Friday 22 December 2017

Chewing Gum

Ever heard of Michaela-Moses Ewuraba O Boakye-Collinson?  It’s an outrage that she’s not a national treasure.  It’s also an outrage that I didn’t even type the whole name out – I copied and pasted it from Wikipedia.  Known professionally as Michaela Coel (as well as Michaela The Poet), Coel’s graduation project from the Guildhall School of Music and Drama was the play Chewing Gum Dreams.  That was in 2012 (I was dancing in the Olympics Closing Ceremony but I don’t like to go on about it) and by 2015, the material had been developed onto e4 as series one of Chewing Gum.  Cue a BAFTA nomination then.



Coel wrote it and played the lead role of Tracey Gordon, all in the same 2015 that I spent playing email bingo in my office job.  Maybe it was that distraction that prevented me from watching that series or indeed the second, which hit our screens in January this year (when I was still ping-ponging the same emails in the same office in the same job).  But, and this is a big but, it went on a list of things I ought to watch.  And yeah, I’ve only gone and watched it now, so let’s pull it to pieces.

Tracey is 24 but her hymen is super duper intact.  This is thanks to many things, including her mother’s religious fundamentalism, her sister’s prudism, her friends’ terrible (and terribly misinterpreted) advice and her own over-enthusiasm for having all the wrong ideas about sex.  Her life goal is getting that hymen smashed through.  Imagine, then, how hilarious it is to watch that journey unfold.

There are elements of Miranda in Tracey’s pieces to camera.  She even plays on this when her cousin, Boy Tracy, visits and starts talking to her camera.  How meta.  Her wiggling about in underwear takes me back to Nighty Night’s Jill Tyrell, as does her obsession with sex at its most gruesome.  It’s graphic stuff, and it’s become a regular occurrence for my housemate to find me watching some eyebrow-raising scenes.  Oh well.  The supporting caricatures come and go with mixed results, but her sister Cynthia is consistently among the funniest.  Who knew how many jokes could be had about Ludo?

The constant e4 trails always made me laugh, and I chuckled often at the early episodes.  But once acclimatised to Chewing Gum’s sunny London estate universe, it was more mildly amusing than hilarious.  Some episodes bumble around a bit, but it’s all the more charming for not having a team of writers tightening every script into mechanical slickness.  It’s cute and it’s relatable (in that these are characters in central London, rather than LA or Westeros – I must stress that I’ve never had a hymen).

Tracey, as a character, eludes me.  Despite the window into her soul that her pieces to camera should offer, her behaviour is unpredictable.  It often seems at odds with itself, veering from confidence to shyness with maniacal intensity.  And where does she get them awful shirts?  Either way, the disparate elements to her complex personality are hard to reconcile, but surely this only makes her more realistic as an extreme representation of our own childish tittering about sex and relationships.  And now I am lolling to myself about the word titter.

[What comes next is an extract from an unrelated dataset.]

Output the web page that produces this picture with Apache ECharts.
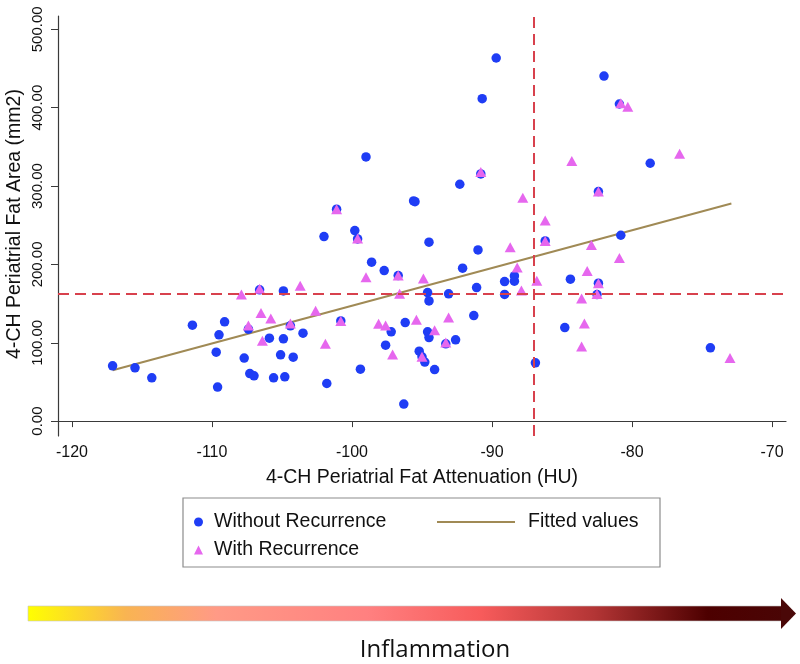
<!DOCTYPE html>
<html><head><meta charset="utf-8">
<script src="https://cdn.jsdelivr.net/npm/echarts@6/dist/echarts.min.js"></script>
<style>html,body{margin:0;padding:0;background:#fff}#c{width:800px;height:664px}</style>
</head><body><div id="c"></div>
<script>
// ---- data ----
const withoutRecurrence = [
 [-117.1,70.5],[-115.5,68.0],[-114.3,55.2],[-111.4,122.4],[-109.1,126.7],[-109.5,110.1],[-109.7,88.0],[-109.6,43.4],
 [-107.4,117.3],[-107.7,80.4],[-107.3,60.7],[-107.0,57.8],[-106.6,167.5],[-104.9,166.2],[-105.9,105.9],[-104.9,105.0],
 [-105.1,84.6],[-104.2,81.6],[-105.6,55.2],[-104.8,56.5],[-104.4,121.6],[-103.5,112.2],[-102.0,235.5],[-101.1,270.4],
 [-101.8,48.0],[-100.8,127.9],[-99.8,243.1],[-99.6,232.5],[-99.4,66.3],[-99.0,337.1],[-98.6,202.8],[-97.7,192.1],
 [-97.6,96.9],[-97.2,113.9],[-96.7,185.7],[-96.3,21.7],[-96.2,125.8],[-95.6,281.0],[-95.5,280.1],[-95.2,89.3],
 [-95.0,82.0],[-94.8,75.3],[-94.6,164.0],[-94.5,153.4],[-94.6,113.9],[-94.5,106.6],[-94.5,228.3],[-94.1,65.8],
 [-93.3,98.6],[-93.1,162.4],[-92.6,103.7],[-92.3,302.3],[-92.1,195.2],[-91.3,134.7],[-91.1,170.4],[-91.0,218.5],
 [-90.8,315.4],[-90.7,411.5],[-89.7,463.4],[-89.1,178.1],[-89.1,161.7],[-88.4,178.6],[-88.4,185.3],[-86.9,74.4],
 [-86.2,230.0],[-84.8,119.4],[-84.4,181.1],[-82.5,161.5],[-82.4,176.0],[-82.4,292.9],[-82.0,440.4],[-80.8,237.2],
 [-80.9,404.7],[-78.7,329.1],[-74.4,93.5]
];
const withRecurrence = [
 [-107.9,161.7],[-106.6,168.8],[-103.7,172.6],[-107.4,121.9],[-106.5,138.1],[-105.8,130.9],[-106.4,102.4],[-104.4,124.5],
 [-102.6,140.7],[-101.9,98.6],[-101.1,270.4],[-100.8,127.9],[-99.6,232.9],[-99.0,183.7],[-98.1,124.1],[-97.6,121.9],
 [-97.1,84.9],[-96.7,185.7],[-96.6,162.4],[-95.4,129.2],[-95.0,82.0],[-94.9,181.9],[-94.1,116.1],[-93.3,100.3],
 [-93.1,132.1],[-90.8,318.0],[-88.7,221.9],[-88.2,195.9],[-87.9,166.8],[-87.8,285.2],[-86.8,179.0],[-86.2,256.1],
 [-86.2,230.0],[-84.3,331.8],[-83.6,156.6],[-83.6,95.2],[-83.4,124.5],[-83.2,191.7],[-82.9,224.9],[-82.5,162.1],
 [-82.4,176.0],[-82.4,292.9],[-80.9,208.3],[-80.8,405.6],[-80.3,401.3],[-76.6,341.3],[-73.0,80.4]
];
const fittedX = [-117.1, -72.9];
const fittedY = [65.0, 277.6];
const cutoffX = -87;
const cutoffY = 162;
const xTicks = [-120, -110, -100, -90, -80, -70];
const yTicks = [0, 100, 200, 300, 400, 500];
const xTitle = '4-CH Periatrial Fat Attenuation (HU)';
const yTitle = '4-CH Periatrial Fat Area (mm2)';
const names = ['Without Recurrence', 'With Recurrence', 'Fitted values'];
const arrowLabel = 'Inflammation';

const FONT = '"Liberation Sans", Arial, Helvetica, sans-serif';
const chart = echarts.init(document.getElementById('c'), null, {renderer: 'canvas'});
const axisCol = '#3a3a3a';

chart.setOption({
  backgroundColor: '#ffffff',
  animation: false,
  grid: {left: 58, right: 14, top: 16, bottom: 228, containLabel: false},
  xAxis: {
    type: 'value', min: -121, max: -69,
    name: xTitle, nameLocation: 'middle', nameGap: 32,
    nameTextStyle: {fontFamily: FONT, fontSize: 19.5, color: '#111'},
    axisLine: {show: true, lineStyle: {color: axisCol, width: 1.2}},
    axisTick: {show: true, length: 6, lineStyle: {color: axisCol}, customValues: xTicks},
    axisLabel: {fontFamily: FONT, fontSize: 16, color: '#111', margin: 9, customValues: xTicks},
    splitLine: {show: false}
  },
  yAxis: {
    type: 'value', min: -19, max: 517,
    axisLine: {show: true, lineStyle: {color: axisCol, width: 1.2}},
    axisTick: {show: true, length: 7, lineStyle: {color: axisCol}, customValues: yTicks},
    axisLabel: {fontFamily: FONT, fontSize: 15, color: '#111', margin: 13, rotate: 90,
      customValues: yTicks, formatter: v => v.toFixed(2)},
    splitLine: {show: false}
  },
  legend: [
    {orient: 'vertical', left: 189, top: 507, itemWidth: 9, itemHeight: 9, itemGap: 8,
     textStyle: {fontFamily: FONT, fontSize: 19.5, color: '#111', padding: [0, 0, 0, 6]},
     data: [{name: names[0], icon: 'circle'}, {name: names[1], icon: 'triangle'}], selectedMode: false},
    {orient: 'vertical', left: 432, top: 507, itemWidth: 78, itemHeight: 2.2,
     textStyle: {fontFamily: FONT, fontSize: 19.5, color: '#111', padding: [0, 0, 0, 8]},
     data: [{name: names[2], icon: 'rect'}], selectedMode: false}
  ],
  graphic: [
    {type: 'rect', shape: {x: 183, y: 498, width: 477, height: 69},
     style: {fill: 'none', stroke: '#8c8c8c', lineWidth: 1.2}, silent: true},
    {type: 'text', x: 15, y: 224, rotation: Math.PI / 2,
     style: {text: yTitle, font: '19.5px ' + FONT, fill: '#111', align: 'center', verticalAlign: 'middle'}},
    {type: 'rect', shape: {x: 28, y: 606, width: 755, height: 15},
     style: {
       fill: new echarts.graphic.LinearGradient(0, 0, 1, 0, [
         {offset: 0, color: '#ffff00'}, {offset: 0.13, color: '#f9b452'},
         {offset: 0.25, color: '#ff9a86'}, {offset: 0.45, color: '#ff8080'},
         {offset: 0.6, color: '#f75b5b'}, {offset: 0.75, color: '#b33535'},
         {offset: 0.9, color: '#4d0000'}, {offset: 1, color: '#4a0505'}]),
       stroke: '#c8c8c8', lineWidth: 0.6}, silent: true},
    {type: 'polygon', shape: {points: [[781, 598], [796, 613.5], [781, 629]]},
     style: {fill: '#4a0808'}, silent: true},
    {type: 'text', x: 435, y: 650,
     style: {text: arrowLabel, font: '24px "Open Sans", sans-serif', fill: '#111', align: 'center', verticalAlign: 'middle'}}
  ],
  series: [
    {name: names[2], type: 'line', symbol: 'none', z: 2,
     data: fittedX.map((x, i) => [x, fittedY[i]]),
     lineStyle: {color: '#a08a55', width: 2},
     itemStyle: {color: '#a08a55'},
     markLine: {silent: true, symbol: 'none', label: {show: false},
       lineStyle: {color: '#d8414d', type: [11, 6], width: 2},
       data: [{xAxis: cutoffX}, {yAxis: cutoffY}]}},
    {name: names[0], type: 'scatter', symbol: 'circle', symbolSize: 9.5, z: 3,
     data: withoutRecurrence, itemStyle: {color: '#1f3df5', opacity: 1}},
    {name: names[1], type: 'scatter', symbol: 'triangle', symbolSize: [11, 10], z: 4,
     data: withRecurrence, itemStyle: {color: '#e667ee', opacity: 1}}
  ]
});
</script>
</body></html>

I should point out that I am in no way ridiculing Coel’s amazing full name above – let’s not forget I’ve carried the surname Honeywood around with me these last thirty-two years.  It was just a hook to start this post.  As were the comments about her being a national treasure.  In fact, recent events should see her become an international treasure, as she appears in the latest Star Wars (the one that descends happily into Minions through the addition of cute furry birds – what the franchise has been missing all along) as a Resistance Monitor for the baddies.  She’s onscreen only fleetingly, but my heart leapt at the prospect of her talent being recognised and finding the largest global audience possible.  I can’t wait for her next project.